In this community everyone is welcome to post links and discuss topics related to privacy.
much thanks to @gary_host_laptop for the logo design :)
I know Lemmy hates telegram but it should be common knowledge that all platforms process requests from authorities.
https://www.malwarebytes.com/blog/news/2021/12/heres-what-data-the-fbi-can-get-from-whatsapp-imessage-signal-telegram-and-more
The repeated posting of this story the last few days seems artificial.
I don't really have any special hate for Telegram myself, and I never saw it as a secure communication platform. I have more problem with Signal because people treat it like it's paragon of privacy and security.
I'd be curious to hear your criticisms of Signal! While I haven't seen anyone describing it as a "paragon of privacy and security" I do think it is a highly accessible SMS replacement that is also open source, end-to-end encrypted, and operated by a nonprofit.
I wrote a longer one here: https://dessalines.github.io/essays/why_not_signal.html
The short version is, that it's a centralized, US hosted service. All of those are subject to National Security Letters, and so are inherently compromised. Even if we accept that the message content is secure, then signal's reliance on phone numbers (and in the US, a phone number is connected to your real identity and even current address), means that the US government has social connection graphs: everyone who uses signal, who they talk to, and when.
The most obvious one that has been explained to death here is that Signal collects vast amounts of metadata. It's also a centralized service that's operated in the US, and it doesn't even make reproducible builds for the Android client.
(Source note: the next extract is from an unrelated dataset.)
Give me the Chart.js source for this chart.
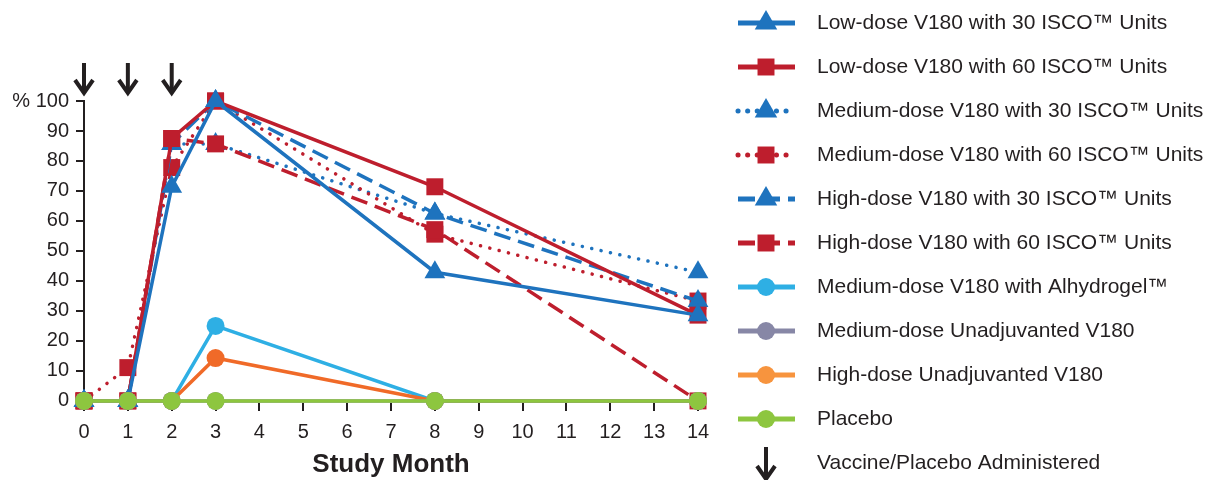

Where did you read that they are collecting vast amounts of metadata? Not challenging your claim just that I have been trying to find more info and came up empty. Signal says "we don’t collect analytics or telemetry data" but that's about it.
You need a phone number to sign up. Phone numbers are metadata that uniquely identifies people, and this data constitutes a network of connections. If this metadata is shared with the government, then it can be trivially correlated with all the other information collected about people.